Это мне казалось странным пробелом: ведь уже Леонардо в "Трактате о живописи" знает о свойствах бинокулярного зрения, да и о многом другом, в чем и мы-то плохо разбираемся. Вот от всех этих соображений и пришла мне в голову кощунственная мысль, причинившая мне много хлопот: а не есть ли блестящее итальянское Возрождение, - спросил я себя, - начало упадка живописи, когда ум, вкус начинают заменять остроту предметного восприятия? Почему Чимабуэ, Джотто, не прибегая ни к внешней ловкости, ни к умению циркулем рассчитать натуралистические пропорции, так крепко утрамбовывают в картине образ и вызывают ультрапредметное его действие? Почему у них форма не вкусовокапризна, а неизбежна?
Для не специалиста эти вопросы, может быть, не имеют такого трагического значения, какое они возымели на меня.
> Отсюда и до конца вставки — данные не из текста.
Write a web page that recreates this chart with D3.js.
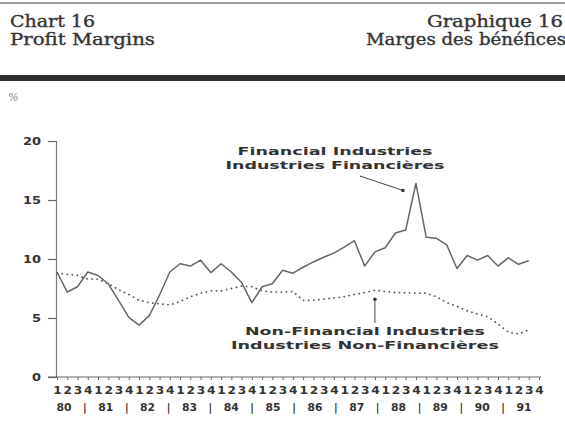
<!DOCTYPE html>
<html>
<head>
<meta charset="utf-8">
<script src="https://cdn.jsdelivr.net/npm/d3@7"></script>
<style>
  body { margin: 0; background: #fff; }
  svg { display: block; }
  .head { font-family: "DejaVu Serif", serif; fill: #333; stroke: #333; stroke-width: 0.35px; font-size: 16px; }
  .lbl { font-family: "DejaVu Sans", sans-serif; font-weight: bold; fill: #333; }
</style>
</head>
<body>
<div id="chart"></div>
<script>
// quarters 1980Q1 .. 1991Q4
var years = ["80", "81", "82", "83", "84", "85", "86", "87", "88", "89", "90", "91"];
var quarterLabels = ["1", "2", "3", "4"];

// Financial industries, % (last quarter not published)
var financial = [8.9, 7.2, 7.65, 8.9, 8.6, 7.9, 6.5, 5.05,
                 4.4, 5.2, 6.95, 8.9, 9.6, 9.4, 9.9, 8.85,
                 9.6, 8.9, 8.0, 6.3, 7.65, 7.9, 9.05, 8.8,
                 9.3, 9.75, 10.15, 10.5, 11.0, 11.55, 9.4, 10.6,
                 10.95, 12.2, 12.45, 16.4, 11.85, 11.75, 11.2, 9.2,
                 10.3, 9.9, 10.3, 9.4, 10.1, 9.55, 9.85, null];

// Non-financial industries, %
var nonFinancial = [8.8, 8.7, 8.6, 8.3, 8.3, 7.9, 7.4, 7.0,
                    6.5, 6.3, 6.2, 6.1, 6.4, 6.8, 7.1, 7.3,
                    7.3, 7.5, 7.7, 7.65, 7.3, 7.2, 7.2, 7.25,
                    6.5, 6.5, 6.6, 6.7, 6.8, 7.0, 7.15, 7.35,
                    7.25, 7.15, 7.15, 7.1, 7.1, 6.8, 6.3, 6.0,
                    5.6, 5.35, 5.1, 4.5, 3.8, 3.65, 4.0, null];

var yTicks = [0, 5, 10, 15, 20];

var w = 565, h = 428;
var svg = d3.select("#chart")
    .append("svg")
    .attr("width", w)
    .attr("height", h);

// header rules
svg.append("rect")
    .attr("x", 0).attr("y", 2)
    .attr("width", w).attr("height", 2)
    .attr("fill", "#9a9a9a");
svg.append("rect")
    .attr("x", 0).attr("y", 75)
    .attr("width", w).attr("height", 6)
    .attr("fill", "#2e2e2e");

// titles (widths forced to match the original typeface)
function head(t, xx, yy, len, anchor) {
  svg.append("text")
      .attr("class", "head")
      .attr("x", xx).attr("y", yy)
      .attr("textLength", len)
      .attr("lengthAdjust", "spacingAndGlyphs")
      .style("text-anchor", anchor)
      .text(t);
}
head("Chart 16", 10, 27, 85, "start");
head("Profit Margins", 10, 45, 145, "start");
head("Graphique 16", 563, 27, 136, "end");
head("Marges des bénéfices", 566, 45, 200, "end");

svg.append("text")
    .attr("x", 8).attr("y", 101)
    .style("font-family", "DejaVu Serif, serif")
    .style("font-style", "italic")
    .style("font-size", "11px")
    .style("fill", "#888")
    .text("%");

var n = financial.length;
var x = d3.scaleLinear().domain([0, n - 1]).range([57, 539]);
var y = d3.scaleLinear().domain([0, 20]).range([377, 141]);

// y axis
var yAxis = d3.axisLeft(y)
    .tickValues(yTicks)
    .tickSize(8)
    .tickPadding(7)
    .tickFormat(d3.format("d"));

var gy = svg.append("g")
    .attr("transform", "translate(56,0)")
    .call(yAxis);
gy.select(".domain").attr("stroke", "#777").attr("stroke-width", 1.2);
gy.selectAll(".tick line").attr("stroke", "#666").attr("stroke-width", 1.2);
gy.selectAll(".tick text")
    .attr("class", "lbl")
    .attr("textLength", function (d) { return String(d).length * 9; })
    .attr("lengthAdjust", "spacingAndGlyphs")
    .style("font-size", "10px");

// x axis
var idx = d3.range(n);
var xAxis = d3.axisBottom(x)
    .tickValues(idx)
    .tickSize(3)
    .tickSizeOuter(0)
    .tickFormat(function (d) { return quarterLabels[d % 4]; });

var gx = svg.append("g")
    .attr("transform", "translate(0,377)")
    .call(xAxis);
gx.select(".domain").attr("stroke", "#666").attr("stroke-width", 1.2)
    .attr("d", "M48,0H541");
gx.selectAll(".tick line").attr("stroke", "#666");
gx.selectAll(".tick text")
    .attr("class", "lbl")
    .attr("y", 10)
    .attr("textLength", 8.5)
    .attr("lengthAdjust", "spacingAndGlyphs")
    .style("font-size", "10px");

// year row
var yx = d3.scaleLinear().domain([0, years.length - 1]).range([64, 524]);
var yearRow = svg.append("g").attr("class", "lbl").style("font-size", "10px");
yearRow.selectAll(".yr")
    .data(years)
    .enter().append("text")
    .attr("x", function (d, i) { return yx(i); })
    .attr("y", 411)
    .attr("textLength", 15)
    .attr("lengthAdjust", "spacingAndGlyphs")
    .style("text-anchor", "middle")
    .text(function (d) { return d; });
yearRow.selectAll(".sep")
    .data(years.slice(1))
    .enter().append("text")
    .attr("x", function (d, i) { return (yx(i) + yx(i + 1)) / 2; })
    .attr("y", 411)
    .style("text-anchor", "middle")
    .text("|");

// series
var line = d3.line()
    .defined(function (d) { return d != null; })
    .x(function (d, i) { return x(i); })
    .y(function (d) { return y(d); })
    .curve(d3.curveLinear);

svg.append("path")
    .datum(nonFinancial)
    .attr("fill", "none")
    .attr("stroke", "#555")
    .attr("stroke-width", 1.8)
    .attr("stroke-linecap", "round")
    .attr("stroke-dasharray", "0.1,5")
    .attr("d", line);

svg.append("path")
    .datum(financial)
    .attr("fill", "none")
    .attr("stroke", "#666")
    .attr("stroke-width", 1.5)
    .attr("stroke-linejoin", "round")
    .attr("d", line);

// annotations
function label(lines, cx, y0, lens) {
  lines.forEach(function (t, i) {
    svg.append("text")
        .attr("class", "lbl")
        .attr("x", cx)
        .attr("y", y0 + i * 14)
        .attr("textLength", lens[i])
        .attr("lengthAdjust", "spacingAndGlyphs")
        .style("text-anchor", "middle")
        .style("font-size", "11px")
        .text(t);
  });
}
label(["Financial Industries", "Industries Financières"], 335, 155, [195, 219]);
label(["Non-Financial Industries", "Industries Non-Financières"], 365, 335, [240, 268]);

// pointer to the financial peak
var pk = 35;
svg.append("line")
    .attr("x1", 360).attr("y1", 176)
    .attr("x2", x(pk) - 13).attr("y2", y(financial[pk]) + 7)
    .attr("stroke", "#444").attr("stroke-width", 1);
svg.append("circle")
    .attr("cx", x(pk) - 13).attr("cy", y(financial[pk]) + 7)
    .attr("r", 1.8).attr("fill", "#333");

// pointer to the non-financial line
var pn = 31;
svg.append("line")
    .attr("x1", x(pn)).attr("y1", y(nonFinancial[pn]) + 9)
    .attr("x2", x(pn)).attr("y2", 323)
    .attr("stroke", "#444").attr("stroke-width", 1);
svg.append("circle")
    .attr("cx", x(pn)).attr("cy", y(nonFinancial[pn]) + 9)
    .attr("r", 1.8).attr("fill", "#333");
</script>
</body>
</html>
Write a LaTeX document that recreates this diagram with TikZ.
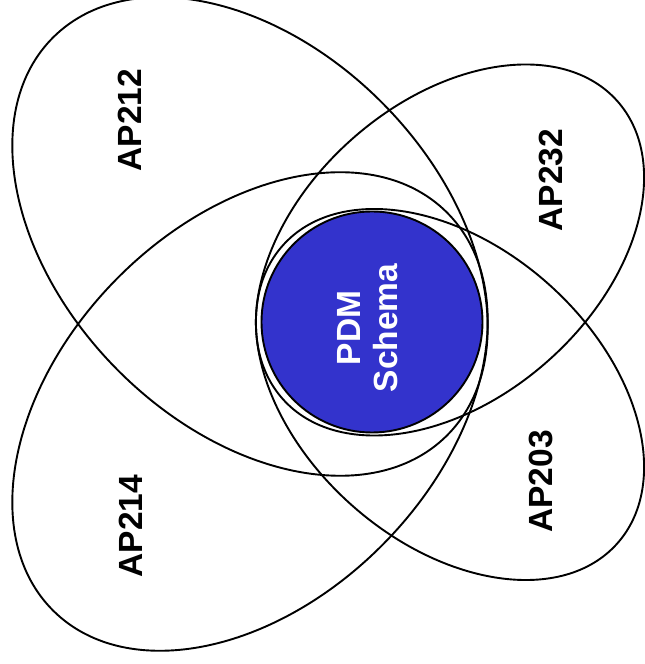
\documentclass[tikz,border=0pt]{standalone}
\usepackage{fontspec}
\setmainfont{Liberation Sans}
\definecolor{pdmblue}{RGB}{51,51,204}
\begin{document}
\begin{tikzpicture}[x=1pt,y=1pt,
  petal/.style={draw=black,line width=1.9pt},
  aplabel/.style={rotate=90,inner sep=0pt,font=\fontsize{33.5}{37}\selectfont\bfseries}]
\useasboundingbox (0,0) rectangle (645,664);
\fill[white] (0,0) rectangle (645,664);
% four overlapping ellipses
\draw[petal,shift={(250,427.5)},rotate=-45.5] (0,0) ellipse [x radius=280,y radius=188];
\draw[petal,shift={(250,252.5)},rotate=45.5] (0,0) ellipse [x radius=280,y radius=188];
\draw[petal,shift={(450,414)},rotate=41.7] (0,0) ellipse [x radius=224,y radius=148];
\draw[petal,shift={(450,269.5)},rotate=-41.7] (0,0) ellipse [x radius=224,y radius=148];
% central schema
\node[circle,draw=black,line width=1.9pt,fill=pdmblue,minimum size=221pt,inner sep=0pt] (pdm) at (372,342) {};
\node[aplabel,text=white,align=center] (pdmtext) at (368,336) {PDM\\Schema};
\node[aplabel] (ap212) at (130,544) {AP212};
\node[aplabel] (ap232) at (550.5,484) {AP232};
\node[aplabel] (ap203) at (541,182.5) {AP203};
\node[aplabel] (ap214) at (131,138) {AP214};
\end{tikzpicture}
\end{document}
Ведь перестановка и передвижка значимости образцов для живописца обозначает его собственный переброс, его личную передвижку. Это означает перестройку навыков - и зрительных и мускульных…
Начал я писать виноград на белой салфетке (от Леонардо).
Через два дня мне на холсте больше ничего не оставалось делать. Улеглась гроздь, подцветилась под себя, белилами укрылась салфетка, рыжеватые тени обозначили плоскость стола, но ничего не получилось цельного, убедительного по образности… Я злобно съел виноград и пошел на крышу миланского собора. Эта крыша во всех моих удрученностях спасала меня. Трудно было найти другое, более изолированное место в городе, чем там, наверху, у последней башни святого. Здесь свой городок с улицами, фонтанами, площадями и статуями на них, с контрфорсами, под аркадами которых можно было одиноко и всласть поразобраться в себе. Отсюда раскидывался план ломбардской столицы до синих холмов. Отсюда даже удобно броситься вниз: долететь до земли дыханья, наверное, не хватит - сознание потеряешь раньше, чем коснешься камней площади и зальешь их тициановской красной.